To add a member we have to link it to a team, whose key is composed of both the name and the country column (so we allow two teams with the same name in different countries):
members = [
['Bob', 'Belgium', 'Blue', '001'],
['Alice', 'Belgium', 'Red', '002'],
['Trudy', 'France', 'Blue', '003'],
]
member_view = View('member', ['name', 'team.country.name', 'team.name',
'registration_code'],
])
member_view.write(members)
Tanker will be able to identify for each member the correct team based on both country name and team name.
Filters
The read method accept a filters
argument it can be a string or a
list of strings. Filter strings use
s-expression
notation. So for example to filter a country by name you can do:
filters = '(= name "Belgium")'
country_view.read(filters)
or to get registration_code
above a given value:
member_view.read('(> registration_code "002")')
You can also combine those filters and use the dot notation:
filters = '(or ((> registration_code "002") (= team.country.name "Belgium")))'
member_view.read(filters).read()
The filters
argument can also be a list, in this case all items are
regrouped in a conjunction, equivalent to (and item1 item2 ...)
.
Query arguments
To facilitate the building of queries and more importantly to prevent sql injections you can use arguments. They use the syntax of Python own string format method, and will make use of the DB-API's parameter substitution (see for example the sqlite documentation):
cond = '(= name {name})'
rows = team_view.read(cond).args(name='Blue')
You can also pass list values, they will be automatically expanded. And you can use the dot notation to reach a given parameter in the object passed as argument:
cond = '(or (in name {names}) (= registration_code {data.code}))'
rows = member_view.read(cond).args(names=['Alice', 'Bob'], data=my_object)

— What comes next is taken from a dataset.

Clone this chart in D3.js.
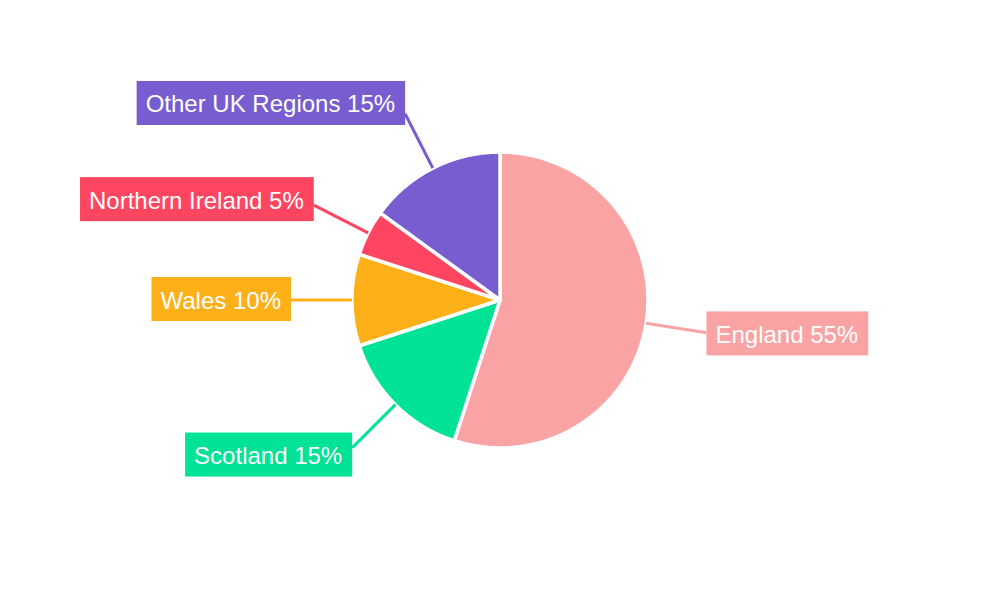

The dot notation also supports dictionnaries, so the above example
whould work with data={'code': '001'}
. The query arguments can also
refer to values from the configuration (which can be reach from the
ctx
object), like:
ctx.cfg['default_team'] = 'Red'
cond = '(in name {default_team})'
rows = view.read(cond)
Finally, arguments can be a list instead of a dict and can be passed to the read
method, so:
cond = '(in name {names})'
rows = team_view.read(cond).args(names=['Blue', 'Red'])
is equivalent to
cond = '(in name {} {})'
rows = team_view.read(cond).args('Blue', 'Red')
and is equivalent to
cond = '(in name {} {})'
rows = team_view.read(cond, args=['Blue', 'Red'])
Pandas Dataframes
Instead of passing a list of list we can use a dataframe, and use a dictionary to map dataframe columns to database columns.
df = DataFrame({
'Team': ['Blue', 'Red'],
'Country': ['France', 'Belgium']
})
view = View('team', {
'Team': 'name',
'Country': 'country.name',
})
view.write(data)
df_copy = view.read().df()
ACL
The ACL system of Tanker allows to systemically filter access to the
rows of any table. We can define filters for reading data or writing
it. To enable it, you can add it to the cfg
parameter of connect
,
but you can also change it later:
cfg['acl-read'] = {'team': "(= team.country.name 'Belgium')"}
with connect(cfg):
teams = View('team').read().all() # No belgian team will be returned
cfg['acl-read'] = {} # we reset the acl
teams = View('team').read().all() # Returns everything again
As you can see it's a simple dict whose keys are table names and
values are Tanker filters. Similarly, you can add an acl-write
dictionary to cfg
:
cfg['acl-read'] = {'team': "(= team.country.name 'Belgium')"}
View('team').write(teams)
Documentation TODO
- Deletion (by data, by filter)
- Aliases
Roadmap
Some ideas, in no particular order:
- Add a view.insert method that bypass tmp table and write directly to the actual table
- Support for version column (probably a write timestamp)
- Add support for other 'ON CONFLICT' action (like incrementing a version column, or appening to an array)
- Support for table constraints
- Allow to execute complete queries with s-expressions (select, update, insert and delete).